The first question on this assignment seemed complicated at first because it involved a combinatorial explosion. The trick in solving this question was to find a pattern and generalize it for all number of nodes. I made sure I understood the question thoroughly before I proceeded to solve it. I started out by drawing ternary trees from the root node. I expanded each combination of nodes and noticed the pattern as the number of nodes increased. I realized that the distribution of the nodes among the three sub-trees behaved like combination without replacement. Thus I devised a summation formula that yielded the total number of non-equivalent ternary trees given n nodes. The number of nodes available for each sub-tree is the total number of nodes minus that used by the previous sub-trees at that specific height.

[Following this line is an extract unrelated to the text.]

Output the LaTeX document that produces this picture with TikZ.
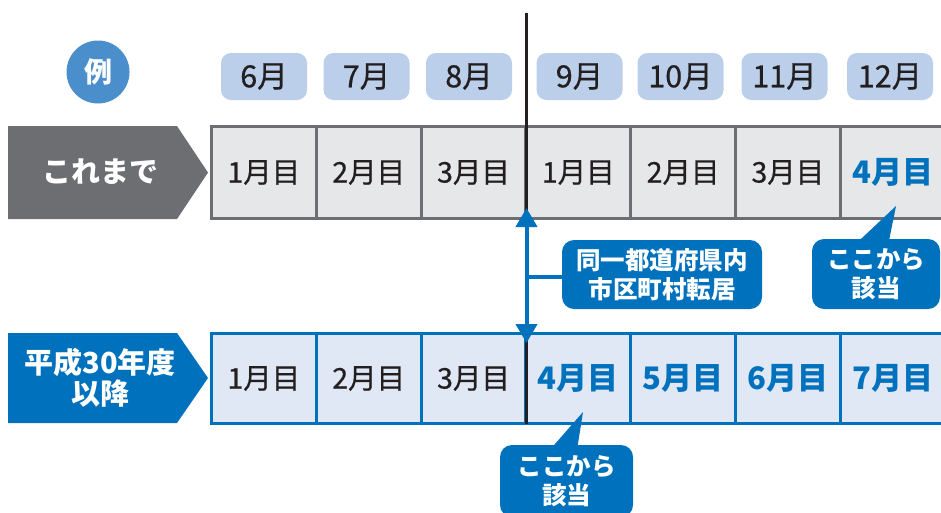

I tried the formula on different number of nodes and convinced myself that it works for all n.

Problem Set 3

Finding the closed form for the given function was tricky. Unwinding it in the conventional sense didn’t quite lead to the closed form. The crucial steps towards finding the closed form were done after unwinding and recognizing the patter in the un-winded terms. After unwinding and simplifying, I realized that each term was a multiple of 3. More specifically, the ratio between two consecutive term is 3. Thus the expansion was that of a geometric series. Thus to find the closed from of G(n), I had to use the geometric series formula, and plug in the ratio and the first term in the series. After finding the closed form of G(n), proving it using simple induction was pretty straightforward.

First Assignment

The most challenging question of the first assignment would have to be question 4. I didn’t know how to approach the question to begin with. But after wrestling with it for awhile and getting help on it, the question started to make sense to me. Proving the contradiction was a bit tricky, because we had to choose the well ordering principle. I had to prove that there exists a smallest numerator for a quotient representing the golden ratio. This led to the required contradiction proving that the golden ratio is an irrational number, which I used to answer the last part of the question: proving 5^1/2 is irrational.